**EXERCISE INSTRUCTIONS:** Each line of the material below that holds the word "this" needs to be copied.

**DATA SHOWN:**
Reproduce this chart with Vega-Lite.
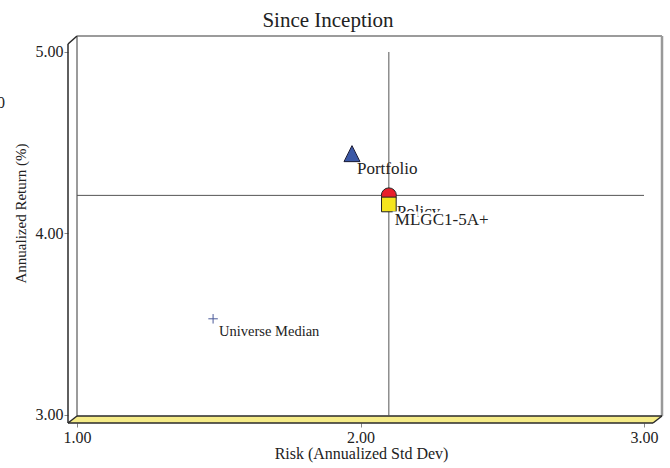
{
  "$schema": "https://vega.github.io/schema/vega-lite/v6.json",
  "width": 594,
  "height": 387,
  "autosize": {"type": "none"},
  "padding": {"left": 68, "top": 36, "right": 8, "bottom": 45},
  "background": "white",
  "config": {
    "view": {"stroke": null},
    "font": "Liberation Serif",
    "axis": {
      "domain": false,
      "grid": false,
      "tickColor": "#888888",
      "tickSize": 4,
      "labelFont": "Liberation Serif",
      "labelFontSize": 15,
      "labelColor": "#222222",
      "titleFont": "Liberation Serif",
      "titleFontWeight": "normal",
      "titleColor": "#222222"
    }
  },
  "title": {
    "text": "Since Inception",
    "font": "Liberation Serif",
    "fontSize": 21,
    "fontWeight": "normal",
    "color": "#222222",
    "anchor": "middle",
    "frame": "group",
    "dx": -37,
    "offset": 4
  },
  "datasets": {
    "floor": [
      {"x": 0.96825, "y": 2.95592, "y2": 2.95592},
      {"x": 1.0, "y": 2.95592, "y2": 2.9945},
      {"x": 3.03175, "y": 2.95592, "y2": 2.9945},
      {"x": 3.06349, "y": 2.9945, "y2": 2.9945}
    ],
    "frame": [
      {"part": "front-left", "kind": "front", "x": 0.96825, "y": 2.95592, "x2": 0.96825, "y2": 5.04408},
      {"part": "front-bottom", "kind": "front", "x": 0.96825, "y": 2.95592, "x2": 3.03175, "y2": 2.95592},
      {"part": "corner-top-left", "kind": "front", "x": 0.96825, "y": 5.04408, "x2": 1.0, "y2": 5.08815},
      {"part": "corner-bottom-left", "kind": "front", "x": 0.96825, "y": 2.95592, "x2": 1.0, "y2": 2.9945},
      {"part": "corner-bottom-right", "kind": "front", "x": 3.03175, "y": 2.95592, "x2": 3.06349, "y2": 2.9945},
      {"part": "back-bottom", "kind": "front", "x": 1.0, "y": 2.9945, "x2": 3.06349, "y2": 2.9945},
      {"part": "back-left", "kind": "back", "x": 1.0, "y": 2.9945, "x2": 1.0, "y2": 5.08815},
      {"part": "back-top", "kind": "back", "x": 1.0, "y": 5.08815, "x2": 3.06349, "y2": 5.08815},
      {"part": "back-right", "kind": "side", "x": 3.06349, "y": 2.9945, "x2": 3.06349, "y2": 5.08815}
    ],
    "cross": [
      {"line": "vertical", "x": 2.10, "x2": 2.10, "y": 5.0, "y2": 2.9945},
      {"line": "horizontal", "x": 1.0, "x2": 3.0, "y": 4.21, "y2": 4.21}
    ],
    "points": [
      {"name": "Portfolio", "x": 1.97, "y": 4.44},
      {"name": "Policy", "x": 2.10, "y": 4.21},
      {"name": "MLGC1-5A+", "x": 2.10, "y": 4.16},
      {"name": "Universe Median", "x": 1.48, "y": 3.53}
    ],
    "stray": [
      {"label": "0", "x": 0.7178, "y": 4.719}
    ]
  },
  "encoding": {
    "x": {
      "field": "x",
      "type": "quantitative",
      "scale": {"domain": [0.96825, 3.06349], "nice": false, "zero": false},
      "axis": {
        "values": [1, 2, 3],
        "format": ".2f",
        "labelFontSize": 16,
        "labelPadding": 2,
        "title": "Risk (Annualized Std Dev)",
        "titleFontSize": 16,
        "titleX": 293,
        "titleY": 35,
        "titleBaseline": "alphabetic",
        "titleAlign": "center"
      }
    },
    "y": {
      "field": "y",
      "type": "quantitative",
      "scale": {"domain": [2.95592, 5.08815], "nice": false, "zero": false},
      "axis": {
        "values": [3, 4, 5],
        "format": ".2f",
        "labelFontSize": 16,
        "labelPadding": 1,
        "title": "Annualized Return (%)",
        "titleFontSize": 15,
        "titleAngle": 270,
        "titleX": -48,
        "titleY": 177,
        "titleBaseline": "middle",
        "titleAlign": "center"
      }
    }
  },
  "layer": [
    {
      "data": {"name": "floor"},
      "mark": {"type": "area", "color": "#f6ec88", "clip": false, "orient": "vertical"},
      "encoding": {"y2": {"field": "y2"}}
    },
    {
      "data": {"name": "frame"},
      "transform": [{"filter": "datum.kind === 'back'"}],
      "mark": {"type": "rule", "color": "#7a7a7a", "strokeWidth": 1.5, "clip": false},
      "encoding": {"x2": {"field": "x2"}, "y2": {"field": "y2"}}
    },
    {
      "data": {"name": "frame"},
      "transform": [{"filter": "datum.kind === 'side'"}],
      "mark": {"type": "rule", "color": "#999999", "strokeWidth": 2.5, "clip": false},
      "encoding": {"x2": {"field": "x2"}, "y2": {"field": "y2"}}
    },
    {
      "data": {"name": "frame"},
      "transform": [{"filter": "datum.kind === 'front'"}],
      "mark": {"type": "rule", "color": "#2a2a2a", "strokeWidth": 1.5, "clip": false},
      "encoding": {"x2": {"field": "x2"}, "y2": {"field": "y2"}}
    },
    {
      "data": {"name": "cross"},
      "mark": {"type": "rule", "color": "#555555", "strokeWidth": 1},
      "encoding": {"x2": {"field": "x2"}, "y2": {"field": "y2"}}
    },
    {
      "data": {"name": "points"},
      "transform": [{"filter": "datum.name === 'Portfolio'"}],
      "mark": {"type": "point", "shape": "M0,-1L1,1L-1,1Z", "size": 256, "filled": true, "fill": "#3b58a6", "stroke": "#1a1a33", "strokeWidth": 1, "opacity": 1}
    },
    {
      "data": {"name": "points"},
      "transform": [{"filter": "datum.name === 'Universe Median'"}],
      "mark": {"type": "point", "shape": "M-1,0L1,0M0,-1L0,1", "size": 90, "filled": false, "stroke": "#4a5a99", "strokeWidth": 1, "opacity": 1}
    },
    {
      "data": {"name": "points"},
      "transform": [{"filter": "datum.name === 'Policy'"}],
      "mark": {"type": "point", "shape": "circle", "size": 225, "filled": true, "fill": "#e8202a", "stroke": "#222222", "strokeWidth": 1, "opacity": 1}
    },
    {
      "data": {"name": "points"},
      "transform": [{"filter": "datum.name === 'MLGC1-5A+'"}],
      "mark": {"type": "point", "shape": "square", "size": 215, "filled": true, "fill": "#f5e51e", "stroke": "#222222", "strokeWidth": 1, "opacity": 1}
    },
    {
      "data": {"name": "points"},
      "transform": [{"filter": "datum.name === 'Portfolio'"}],
      "mark": {"type": "text", "align": "left", "baseline": "alphabetic", "dx": 5, "dy": 20, "font": "Liberation Serif", "fontSize": 17, "fill": "#222222"},
      "encoding": {"text": {"field": "name"}}
    },
    {
      "data": {"name": "points"},
      "transform": [{"filter": "datum.name === 'Policy'"}],
      "mark": {"type": "text", "align": "left", "baseline": "alphabetic", "dx": 8, "dy": 22, "font": "Liberation Serif", "fontSize": 17, "fill": "#222222"},
      "encoding": {"text": {"field": "name"}}
    },
    {
      "data": {"name": "points"},
      "transform": [{"filter": "datum.name === 'MLGC1-5A+'"}],
      "mark": {"type": "text", "align": "left", "baseline": "alphabetic", "dx": 6, "dy": 20.5, "font": "Liberation Serif", "fontSize": 17, "fill": "white", "stroke": "white", "strokeWidth": 5},
      "encoding": {"text": {"field": "name"}}
    },
    {
      "data": {"name": "points"},
      "transform": [{"filter": "datum.name === 'MLGC1-5A+'"}],
      "mark": {"type": "text", "align": "left", "baseline": "alphabetic", "dx": 6, "dy": 20.5, "font": "Liberation Serif", "fontSize": 17, "fill": "#222222"},
      "encoding": {"text": {"field": "name"}}
    },
    {
      "data": {"name": "points"},
      "transform": [{"filter": "datum.name === 'Universe Median'"}],
      "mark": {"type": "text", "align": "left", "baseline": "alphabetic", "dx": 6, "dy": 17, "font": "Liberation Serif", "fontSize": 14.5, "fill": "#222222"},
      "encoding": {"text": {"field": "name"}}
    },
    {
      "data": {"name": "stray"},
      "mark": {"type": "text", "align": "left", "baseline": "middle", "font": "Liberation Serif", "fontSize": 16, "fill": "#222222", "clip": false},
      "encoding": {"text": {"field": "label"}}
    }
  ]
}
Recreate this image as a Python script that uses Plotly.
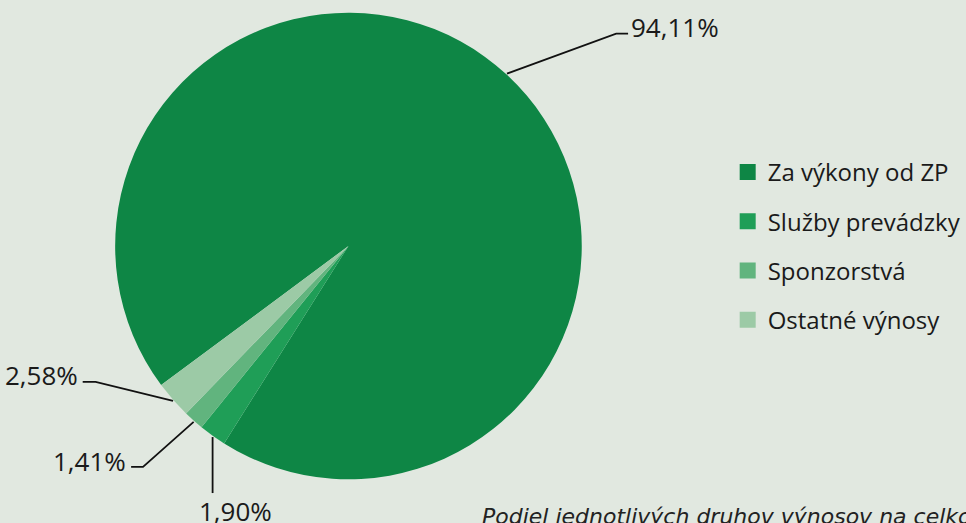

**EXERCISE OUTPUT:**
Reproduce this chart with Vega-Lite.
Recreate this image as a Python script that uses Plotly.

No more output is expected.